SAHM/WAHM/Working…{Mom}

I read an article the other day about why SAHM’s need to stop whining and be thankful for their ability to be home with their children. It was somewhat offensive but there was truth in it.

Then in response to that article I read another one about why SAHM’s need to be allowed to whine all they want because they sacrifice all day for their families. It was somewhat offensive but there was truth in it.

THEN I read another article about working mom’s. Talking about how they’re shamed often for leaving their children but in fact the children of working mom’s are basically genius’ because they have to learn early on to be self sufficient and they’re not so needy like those “level 5 clingers” of SAHM’s. It was somewhat offensive, but there was truth in it.

There’s this epidemic of “I must justify myself.” and “You can’t judge me, because I’m awesome!” When deep down most moms just want to be left alone to be mom.

You see… we all have a story to tell. We all think our stories are insignificant BUT secretly {and unfortunately sometimes not so secretly} we watch other’s and judge them because we would never do what they do.

Do I view being a SAHM as a privilege? Absolutely 100%, yes.
Do I view being a Working Mom as a privilege? Absolutely 100%, yes.

What? How can you be 100% in agreement with both?

Because I see being a MOM as a privilege!

It doesn’t matter if you’re with your child every waking moment of the day or not.
It doesn’t matter if you’re so busy with work that you hardly have time to feed and, bathe, and put your babies to sleep.

You’re a MOM.

And every mom is faced with the same decisions to make for her child.

Every mom has to decide what’s best for her children based on their lifestyle and needs.

Every mom knows her own child better than any. other. human. on this Earth.

It’s not about how a mother cares for her children. It’s that SHE CARES FOR THEM.

Can we stop and just agree that we all don’t parent the same way? But the fact is that WE ARE PARENTS.

Here’s what I can say {with almost certainty} that we all do the same…

You’ve given up yourself physically for another tiny human.
You go to bed late.
You wake up early.
You kiss boo boos.
You sing songs.
You read books.
You play games.

You get the ugly, grumpy faces when everyone else gets the smiles.
You have to fix hurt feelings even when you didn’t cause them.
You lose your temper.
You feel guilty for losing your temper.
You feel embarrassed for losing your temper.
You apologize for losing your temper.

You battle the voices saying you aren’t doing enough.
You battle the voices saying “She”/”He” is a better parent.
You battle the voices saying you’re making the wrong choices.
You battle the voices that creep in and say you’re superior.

You say things like:

“Stop whining.
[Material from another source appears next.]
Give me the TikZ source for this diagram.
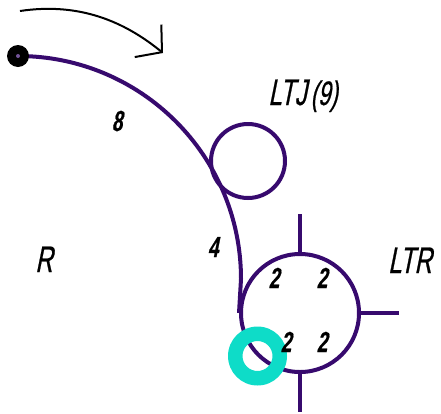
\documentclass[tikz,border=0pt]{standalone}
\usepackage{fontspec}
\newfontfamily\isofont[FakeStretch=0.65,FakeSlant=0.2,FakeBold=0.6]{Liberation Sans}
\usetikzlibrary{arrows.meta}
\definecolor{pipeviolet}{RGB}{55,10,110}
\definecolor{ringcyan}{RGB}{14,220,200}
\begin{document}
\begin{tikzpicture}[x=1pt,y=-1pt,
  pipeline/.style={draw=pipeviolet,line width=4pt},
  loopnode/.style={circle,pipeline,inner sep=0pt},
  capstext/.style={font=\isofont\fontsize{37}{37}\selectfont,inner sep=0pt,anchor=base},
  numtext/.style={font=\isofont\bfseries\fontsize{29}{29}\selectfont,inner sep=0pt,anchor=base}]
\useasboundingbox (0,0) rectangle (441,413);
% rotation arrow
\coordinate (turnstart) at (20,11);
\coordinate (turnend) at (163,53);
\draw[line width=2pt,-{Straight Barb[length=18pt,width=42pt]}]
  (turnstart) .. controls (80,2) and (125,22) .. (turnend);
% circles
\node[loopnode,minimum size=74pt] (ltj) at (248,161) {};
\node[loopnode,minimum size=118pt] (ltr) at (300,313) {};
\coordinate (start) at (18,56);
\draw[pipeline] (start) arc[start angle=90,end angle=0,radius=223pt] -- (ltr.west);
\draw[pipeline] (ltr.north) -- ++(0,-38);
\draw[pipeline] (ltr.east) -- ++(38,0);
\draw[pipeline] (ltr.south) -- ++(0,38);
\node[circle,fill=black,minimum size=22pt,inner sep=0pt] (dot) at (start) {};
\node[circle,fill=pipeviolet!70!white,minimum size=4pt,inner sep=0pt] (dotcore) at (dot.center) {};
\coordinate (ring) at (257.5,356);
\fill[ringcyan,even odd rule] (ring) circle[radius=29.5pt] circle[radius=15pt];
% labels
\node[capstext] (ltjlabel) at (303,105) {LTJ\kern4pt{\fontsize{34}{34}\selectfont(9)}};
\node[capstext] (ltrlabel) at (410,273) {LTR};
\node[capstext] (rlabel) at (44,272) {R};
\node[numtext] (len8) at (117,131) {8};
\node[numtext] (len4) at (213,257) {4};
\node[numtext] (nw) at (274,288) {2};
\node[numtext] (ne) at (322,288) {2};
\node[numtext] (sw) at (286,352) {2};
\node[numtext] (se) at (322,352) {2};
\end{tikzpicture}
\end{document}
I cant hear you when you whine.”
“I love you.”
“If you don’t clean your room, I’m throwing away ALL of your toys.”
“I love you”
“Stop licking the floor!!!!”
“I love you.”
“I’m sorry your sister pulled your hair… I’m sure it was an accident.”
“I love you.”
“No, I’m not making Mac’n’Cheese. You eat chicken… or you don’t eat!”
“I love you.”
“Please don’t splash bath water across the room to see if you can get the mirror.”
“I love you.”
“For the THOUSANDTH time… stop running around naked and get your pajama’s on!”
“I love you”
“Yes, I’ll read a book. No I won’t read seven.”
“Goodnight my darling baby. I love you so much.”

No matter the weird shenanigans our children get into,
No matter the long hours we put in at work or at home,
No matter the utter chaos that is our lives,

Our love for our children is what never changes. It never waivers.

Whether you’re at home, at work, or holed up in a office in the corner of your house…
You are Mom. You are needed. You are wonderful. And nobody can do what YOU do for your family.